A Financial Times report (29 June) quoted a currency strategist at J.P. Morgan in London, Avinash Persaud as saying that "This is as big a currency crisis as we have seen in the past 10 years...After the losses in Asia, investors' appetite for risk has sunk to an all-time low. Because this is being driven by excternal factors, raising interest rates and intervening is unlikely to help, but could even hurt by damaging a country's economic prospects." 

The same report explained the increased speculative activities on developing countries' currencies on the shift by hedge funds to focus on emerging markets, because of concern that the US and Japan might again intervene to protect the yen and thus they could lose money if they bet against the yen. 

Even US Treasury Secretary, Robert Rubin, who is a strong advocate for letting financial markets operate freely, has voiced concern over the recent spate of financial turbulence. 

In a speech in early June to executives of major corporations who serve on the President's Export Council, Rubin said the crucial job now was to stabilize conditions in other countries that have seen their markets swoon as investors have grown concerned about Asian-style meltdowns happening elsewhere. 

He said problems in Russia and South Africa and market turbulence in other parts of the world in recent weeks were attributable in part to fears the crisis could be spreading, according to an AP report of 3 June. 

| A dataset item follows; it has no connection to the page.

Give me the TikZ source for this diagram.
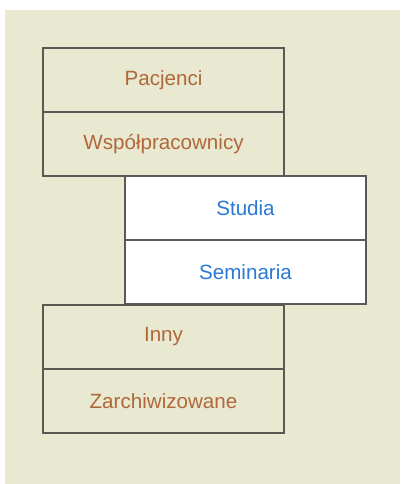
\documentclass[tikz,border=0pt]{standalone}
\usepackage{fontspec}
\setmainfont{Liberation Sans}
\definecolor{bgbeige}{HTML}{E9E8D1}
\definecolor{edgegray}{HTML}{5A5A55}
\definecolor{txtbrown}{HTML}{B0683A}
\definecolor{txtblue}{HTML}{2A7AD5}
\begin{document}
\begin{tikzpicture}[x=1pt,y=-1pt,
  cell/.style={draw=edgegray, line width=1.6pt,
    minimum width=241pt, minimum height=64pt, inner sep=0pt,
    font=\fontsize{20.6}{24}\selectfont},
  browncell/.style={cell, fill=bgbeige, text=txtbrown},
  bluecell/.style={cell, fill=white, text=txtblue}]
\useasboundingbox (0,0) rectangle (400,484);
\fill[white] (0,0) rectangle (400,484);
\fill[bgbeige] (5,10) rectangle (400,484);
\node[browncell] (pacjenci) at (163.5,80) {Pacjenci};
\node[browncell] (wspol) at (163.5,144) {Współpracownicy};
\node[browncell] (inny) at (163.5,337) {Inny};
\node[browncell] (zarch) at (163.5,401) {Zarchiwizowane};
\node[bluecell] (studia) at (245.5,208) {Studia};
\node[bluecell] (seminaria) at (245.5,272) {Seminaria};
\end{tikzpicture}
\end{document}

"I think it would be fair to say that the situation facing the world today with respect to financial stability is unprecedented," Rubin said. 

According to the same report, Standard & Poor's DRI, a major U.S. economic consulting firm, said that a major concern was not only that the crisis would spread beyond Russia to Eastern Europe and Latin America, but that investor nervousness could ignite a second round of instability in Asia, including Japan, which is currently mired in a recession. 

"We think there is a 20 percent chance that we will get a major second round of Asian turmoil," said David Wyss, chief financial economist at DRI. He said such a development could be severe enough to pull the United States and the rest of the industrialized world into a global recession.